So, two years late, Glastonbury happened this year.
While a slow and expensive form of travel, the van made a huge difference to the experience. It wasn’t just down to sleeping in a bed (sort of); there was a lot more space than on the campsites and no need to carry everything from a car park.
This was going to be my last Glastonbury, but I’m already wondering about the chance of a ticket next year.
Unfortunately, the van’s new oil leak became something of an issue as we drove through Bristol.
This resulted in a large amount of smoke and the need to have a lengthy break to let the engine cool down.
I’ve only been to Nottingham a couple of times in the past, so our eBay purchase of a van front end created the opportunity for a third visit.
It made sense to drive down yesterday and pick up the rusty lump up today. That gave us a chance to fit in some decent pubs, starting with the Doctor’s Orders, a pretty cool micropub I’d found on Mansfield Road the last time we were there.
It’s everything a micropub should be; decent prices too. Also discovered last time was the Crafty Crow, also run by the Magpie Brewery.
Naturally, we had to visit Ye Olde Trip To Jerusalem, allegedly the country’s oldest pub. I knew that the beer wasn’t going to be the best, but the building’s a real experience.
There were one or two other pubs, but I didn’t take pictures.

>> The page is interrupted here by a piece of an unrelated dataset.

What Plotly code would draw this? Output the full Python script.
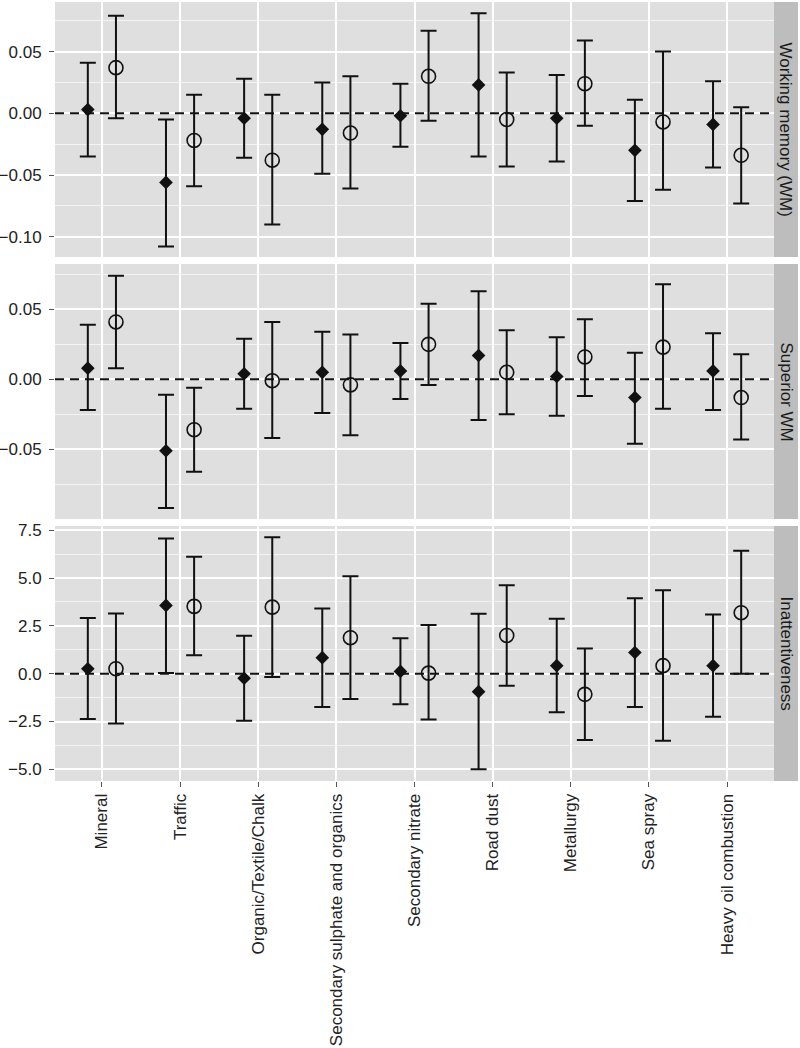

One minor negative was the £25 dog surcharge at the hotel, the highest of the three hotels accommodating the dog this year (£10 and £20 at the other two). So we made sure that the dog made the most of the facilities.
This morning, we collected the van front end. Fortunately, we managed to squeeze it in without resorting to the angle grinder I’d taken.
Yes, it has holes. But I love it. We’ll attempt to remove it from the van in the morning.
On arrival at our hotel in Liverpool, we found that the van would actually scrape into our usual long stay car park. While not actually a case of scraping, the height clearance was scarily slight.
Our luck changed when we were told by our pet friendly hotel that the establishment was no longer pet friendly. This was something of a surprise, since our reservation, which included the dog, had been accepted the previous week.
Fortunately, on walking into the Adelphi, we were told that dogs were welcome.
We celebrated with a drink in the Head of Steam, knowing that the chain allowed dogs.
There was, however, something of a loss of productivity in both this bar and the hotel, since staff took time out to play with the dog.
Talking of the dog, she felt the need to pose with landmarks.
We ate at Down the Hatch, a really good veggie/vegan cafe, which also – yes – welcomes dogs.
Followed by a good night’s sleep
(another micropub might have been involved too).
The following morning, we breakfasted (the dog had eggs), then set off for Keswick. we stopped off at Lancaster to stretch our legs and take refreshments.
We stayed at Castlerigg, on a site close to where I’d stayed with my youngest child 21 years ago.
We were soon joined by another T2, a year younger than ours.
We only spent a couple of days in Keswick; we regretted not staying longer.
The dog seemed to have a good time.
Enjoying cake at the Theatre by the Lake.
She also discovered a gem of a micropub, the Crafty Baa.
It was also good to see that a once really terrible little bar had become an excellent veggie/vegan bar/restaurant/hotel.
Although the decor hadn’t changed in two decades (the other room was busy).
And, this morning, we returned home. in a roundabout sort of way.
Over the last couple of weeks, the van covered over 800 miles without a single problem. That was something of a surprise.